Even if the widest possible interpretation of the provision of nomination within the Companies Act, of 1956 is taken, it will not be possible to hold that the same deals with the matter of succession in any manner. In absence of any material evidence, it cannot be interpreted that the intent of the legislature behind introducing a method of nomination through the Companies (Amendment) Act, 1999 was to confer absolute title of ownership of property/shares, on the said nominee.

The provision of nomination begins with a non-obstante clause and/or is armed with the term ‘vest’ in the Banking Regulation Act, 1949, the Government Savings Certificate Act, 1959, and/or the Employees Provident Fund Act, 1952 wherein multiple courts have rejected the argument that the nominee would become the absolute owner to the exclusion of the legal heirs. If this court holds otherwise it would exceed the scope and extent of S. 109A of the Companies Act, 1956.

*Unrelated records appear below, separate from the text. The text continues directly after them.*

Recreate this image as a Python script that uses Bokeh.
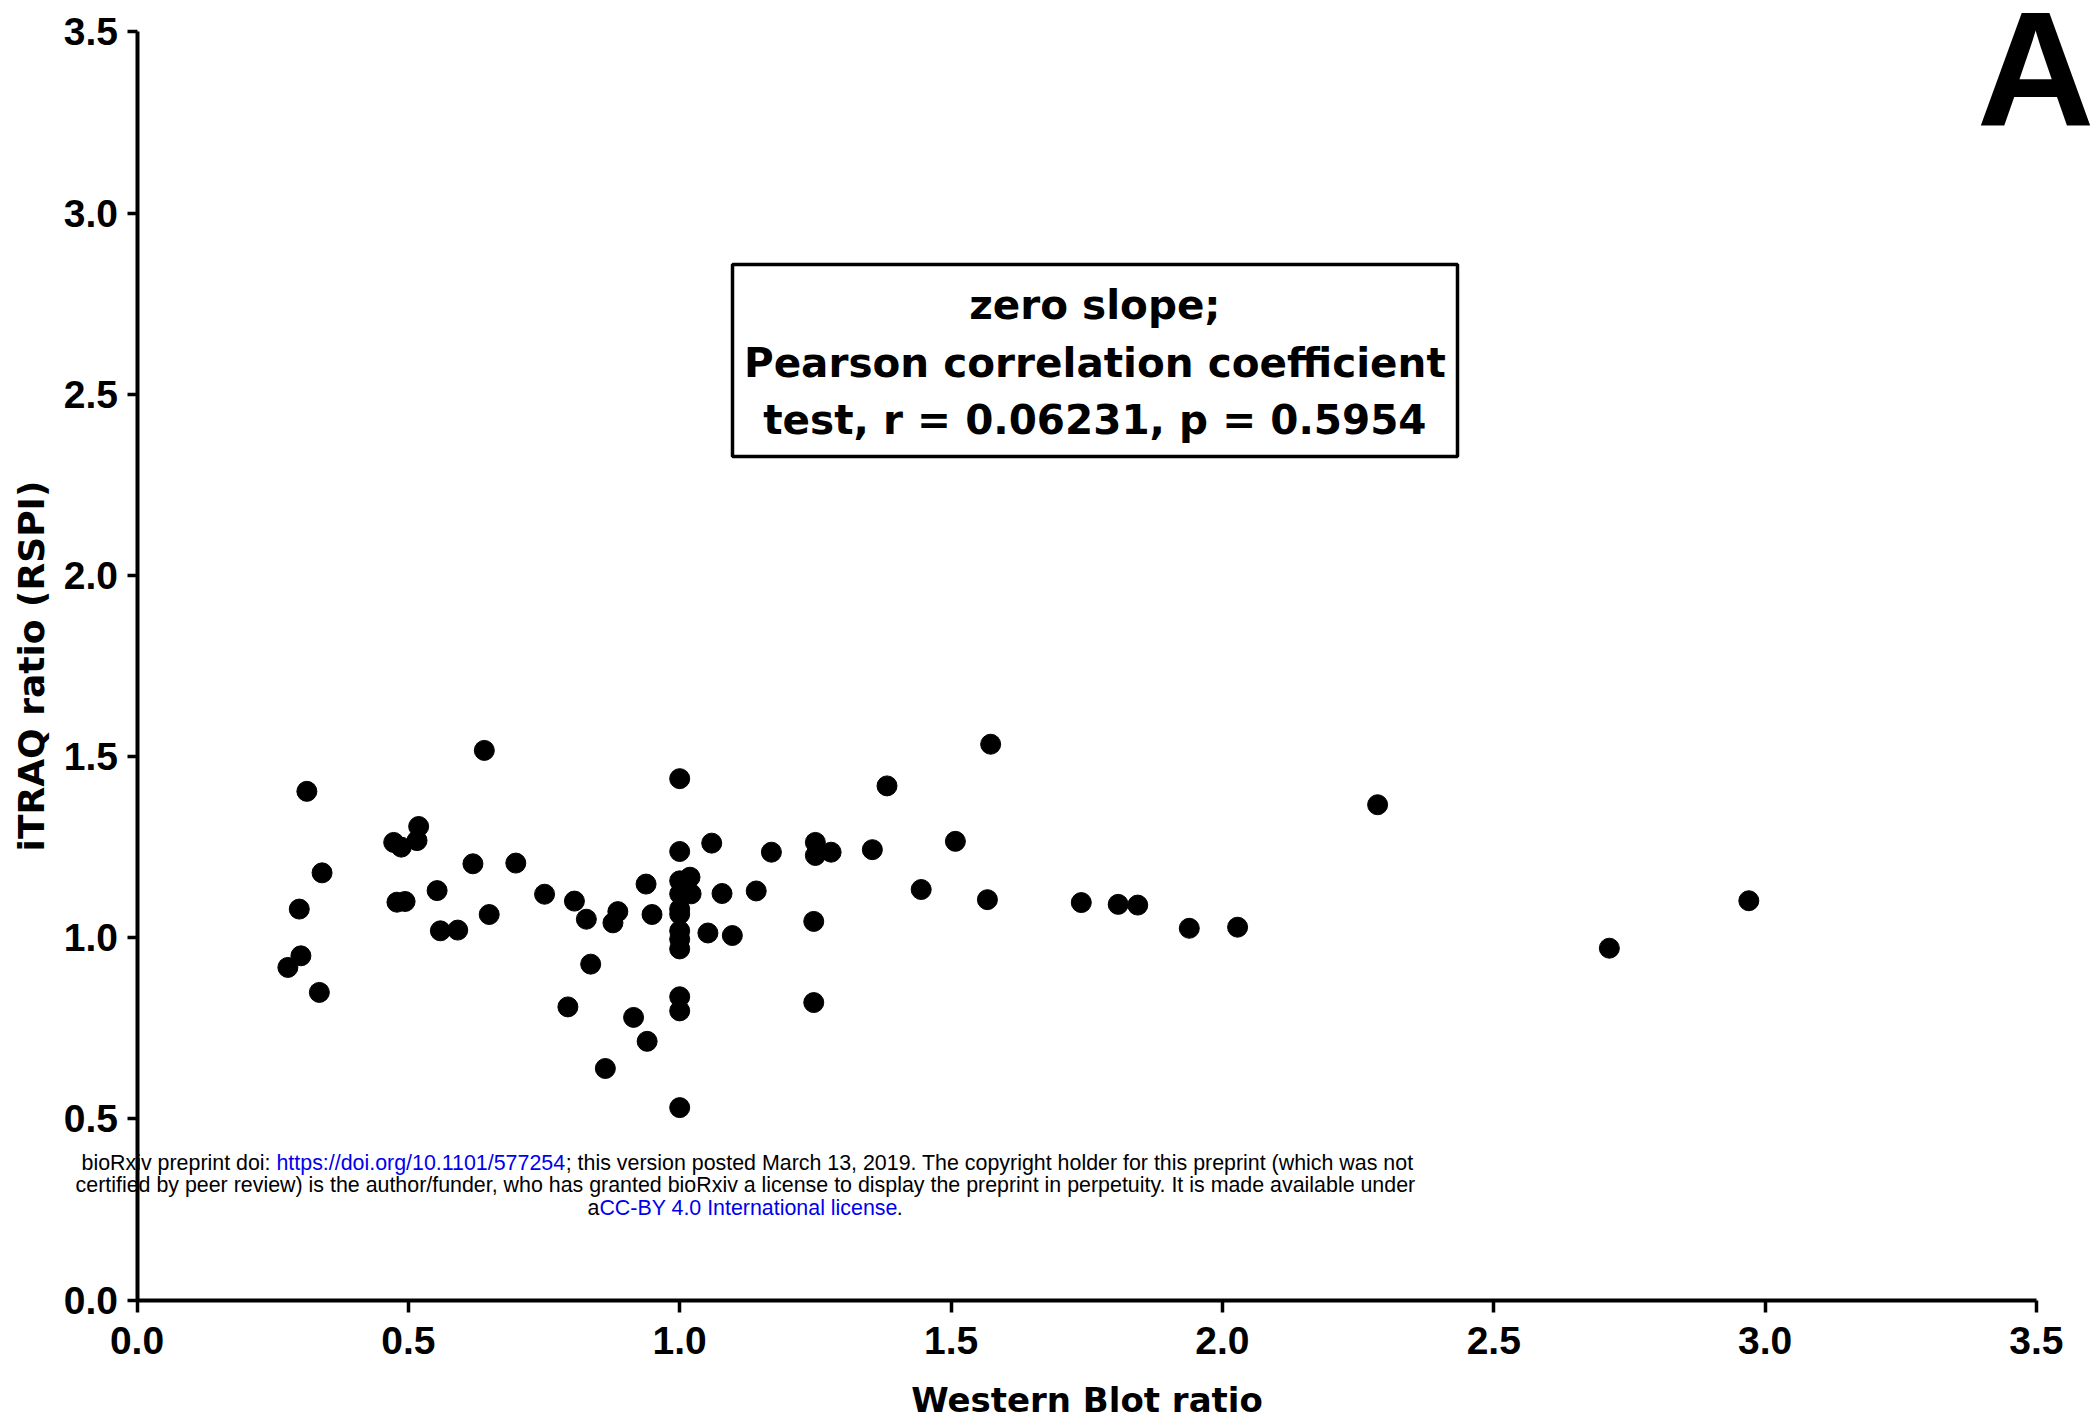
from bokeh.plotting import figure
from bokeh.models import Range1d, FixedTicker, NumeralTickFormatter, Label, BoxAnnotation
from bokeh.embed import file_html
from bokeh.resources import INLINE

# ---- data ----
western_blot_ratio = [0.313, 0.640, 0.341, 0.299, 0.302, 0.278, 0.336,
                      0.473, 0.487, 0.516, 0.519,
                      0.479, 0.494,
                      0.553, 0.619, 0.698,
                      0.559, 0.591, 0.649,
                      0.751, 0.806, 0.828, 0.886, 0.877,
                      0.938, 0.949, 0.836, 0.794, 0.915, 0.940, 0.863,
                      1.0, 1.0, 1.0, 1.0, 1.0, 1.0, 1.0, 1.0, 1.0, 1.0, 1.0, 1.0,
                      1.019, 1.021, 1.059, 1.078, 1.052, 1.097,
                      1.141, 1.169, 1.250, 1.250, 1.279, 1.247, 1.247,
                      1.355, 1.382, 1.445, 1.508, 1.573, 1.567,
                      1.740, 1.808, 1.844, 1.939, 2.028, 2.286, 2.713, 2.970]

itraq_ratio = [1.404, 1.517, 1.179, 1.079, 0.950, 0.918, 0.849,
               1.263, 1.250, 1.268, 1.307,
               1.098, 1.100,
               1.130, 1.204, 1.206,
               1.019, 1.021, 1.064,
               1.120, 1.101, 1.051, 1.072, 1.041,
               1.148, 1.064, 0.927, 0.809, 0.780, 0.714, 0.639,
               1.439, 1.238, 1.157, 1.121, 1.079, 1.065, 1.019, 0.996, 0.969, 0.837, 0.798, 0.531,
               1.167, 1.121, 1.261, 1.122, 1.013, 1.006,
               1.129, 1.236, 1.263, 1.227, 1.236, 1.045, 0.821,
               1.243, 1.419, 1.133, 1.266, 1.534, 1.105,
               1.097, 1.092, 1.090, 1.026, 1.029, 1.367, 0.971, 1.102]

tick_values = [0.0, 0.5, 1.0, 1.5, 2.0, 2.5, 3.0, 3.5]
axis_span = (0.0, 3.5)

x_title = "Western Blot ratio"
y_title = "iTRAQ ratio (RSPI)"
stats_lines = ["zero slope;",
               "Pearson correlation coefficient",
               "test, r = 0.06231, p = 0.5954"]
panel_letter = "A"

# ---- layout: the frame fills the canvas, axes sit at x=0 / y=0 ----
W, H = 2098, 1428
X0_PX, PX_PER_X = 136.5, 542.7      # pixel of x=0, pixels per x unit
Y0_PX, PX_PER_Y = 1299.5, 362.3     # pixel of y=0, pixels per y unit

p = figure(width=W, height=H, output_backend="svg", toolbar_location=None,
           x_range=Range1d(-X0_PX / PX_PER_X, (W - X0_PX) / PX_PER_X),
           y_range=Range1d(-(H - Y0_PX) / PX_PER_Y, Y0_PX / PX_PER_Y),
           min_border_left=0, min_border_right=0,
           min_border_top=0, min_border_bottom=0)
p.outline_line_color = None
p.xgrid.visible = False
p.ygrid.visible = False
p.background_fill_color = "white"
p.border_fill_color = "white"

for ax in (p.xaxis[0], p.yaxis[0]):
    ax.ticker = FixedTicker(ticks=tick_values)
    ax.formatter = NumeralTickFormatter(format="0.0")
    ax.bounds = axis_span
    ax.fixed_location = 0
    ax.axis_line_width = 4
    ax.axis_line_color = "black"
    ax.major_tick_line_width = 3.5
    ax.major_tick_line_color = "black"
    ax.major_tick_in = 0
    ax.minor_tick_line_color = None
    ax.major_label_text_font = "Liberation Sans"
    ax.major_label_text_font_style = "bold"
    ax.major_label_text_font_size = "39px"
    ax.major_label_text_color = "black"
    ax.axis_label_text_font = "DejaVu Sans"
    ax.axis_label_text_font_style = "bold"
    ax.axis_label_text_color = "black"

p.xaxis[0].axis_label = x_title
p.xaxis[0].axis_label_text_font_size = "34px"
p.xaxis[0].major_tick_out = 12
p.xaxis[0].major_label_standoff = 15
p.xaxis[0].axis_label_standoff = 22

p.yaxis[0].axis_label = y_title
p.yaxis[0].axis_label_text_font_size = "36px"
p.yaxis[0].major_tick_out = 10
p.yaxis[0].major_label_standoff = 9
p.yaxis[0].axis_label_standoff = 9

p.scatter(western_blot_ratio, itraq_ratio, size=20, marker="circle",
          fill_color="black", line_color="black")

# statistics box
box = BoxAnnotation(left=1.0973, right=2.4332, top=2.858, bottom=2.328,
                    fill_color="white", fill_alpha=1.0,
                    line_color="black", line_alpha=1.0, line_width=3.5,
                    level="overlay")
p.add_layout(box)
for txt, yb in zip(stats_lines, [2.747, 2.587, 2.429]):
    p.add_layout(Label(x=1.765, y=yb, text=txt, text_align="center",
                       text_baseline="alphabetic", text_font="DejaVu Sans",
                       text_font_style="bold", text_font_size="40.5px",
                       text_color="black", level="overlay"))

# panel letter (kept just inside the right edge)
p.add_layout(Label(x=3.390, y=3.396, text=panel_letter, text_align="left",
                   text_baseline="alphabetic", text_font="Liberation Sans",
                   text_font_style="bold", text_font_size="163px",
                   text_color="black", level="overlay"))

# bioRxiv notice
wm_font = "21.4px"
blue = "#0000ee"
def wm(x, y, t, align, color="black"):
    p.add_layout(Label(x=x, y=y, text=t, text_align=align, text_baseline="alphabetic",
                       text_font="Liberation Sans", text_font_size=wm_font,
                       text_color=color, level="overlay"))

wm(0.257, 0.377, "bioRxiv preprint doi: ", "right")
wm(0.257, 0.377, "https://doi.org/10.1101/577254", "left", blue)
wm(0.790, 0.377, "; this version posted March 13, 2019. The copyright holder for this preprint (which was not", "left")
wm(1.121, 0.318, "certified by peer review) is the author/funder, who has granted bioRxiv a license to display the preprint in perpetuity. It is made available under", "center")
wm(0.852, 0.254, "a", "right")
wm(0.852, 0.254, "CC-BY 4.0 International license", "left", blue)
wm(1.400, 0.254, ".", "left")

open("out.html", "w").write(file_html(p, INLINE))
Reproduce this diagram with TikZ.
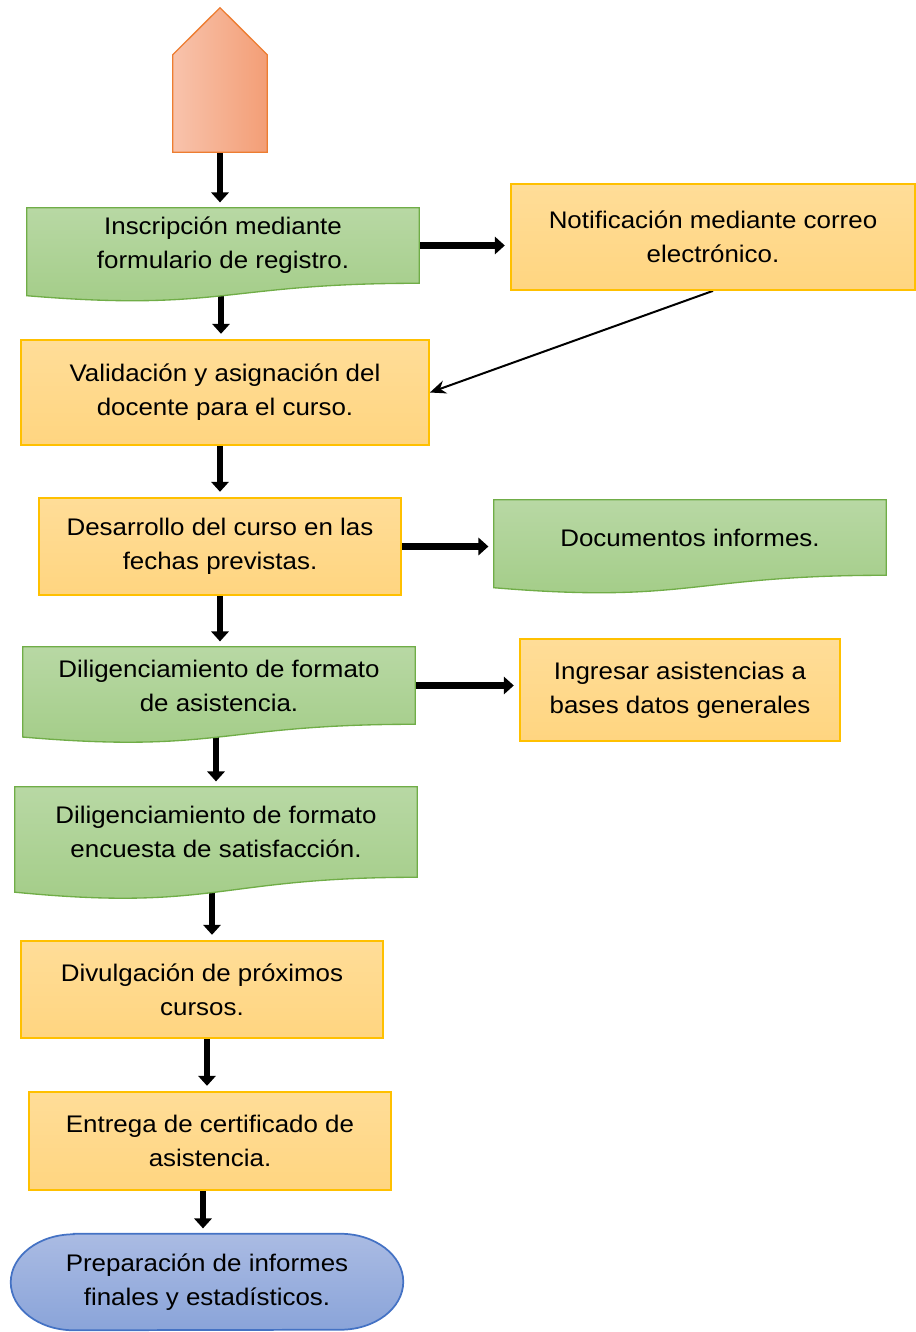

The court placed reliance on judgments like Sarbati Devi v. Usha Devi, Vishin N. Khanchandani v. Vidya Khanchandani, and Ram Chander Talwar v. Devendra Kumar Talwar, to conclude that the nomination does not exclude legal heirs or create a third mode of succession.

Consequently, the Court rejected the argument that nomination under Section 109A constitutes a 'statutory testament' which overrides laws of succession and held that the said deposit is a part of the deceased depositor’s estate and is subject to the

laws of succession, that govern the depositor. It further added that, unlike a will, the nomination is not subject to the rigors and formalities under succession laws for making and validating a will. Therefore, the argument by the appellants of nomination as a ‘statutory testament’ cannot be countenanced because the Companies Act, 1956 does not deal with succession nor does it override the laws of succession. It is beyond the scope of the company’s affairs to facilitate succession planning of the shareholder. In the case of a will, it is upon the administrator or executor under the Indian Succession Act, 1925, or in case of intestate succession, the laws of succession to determine the line of succession.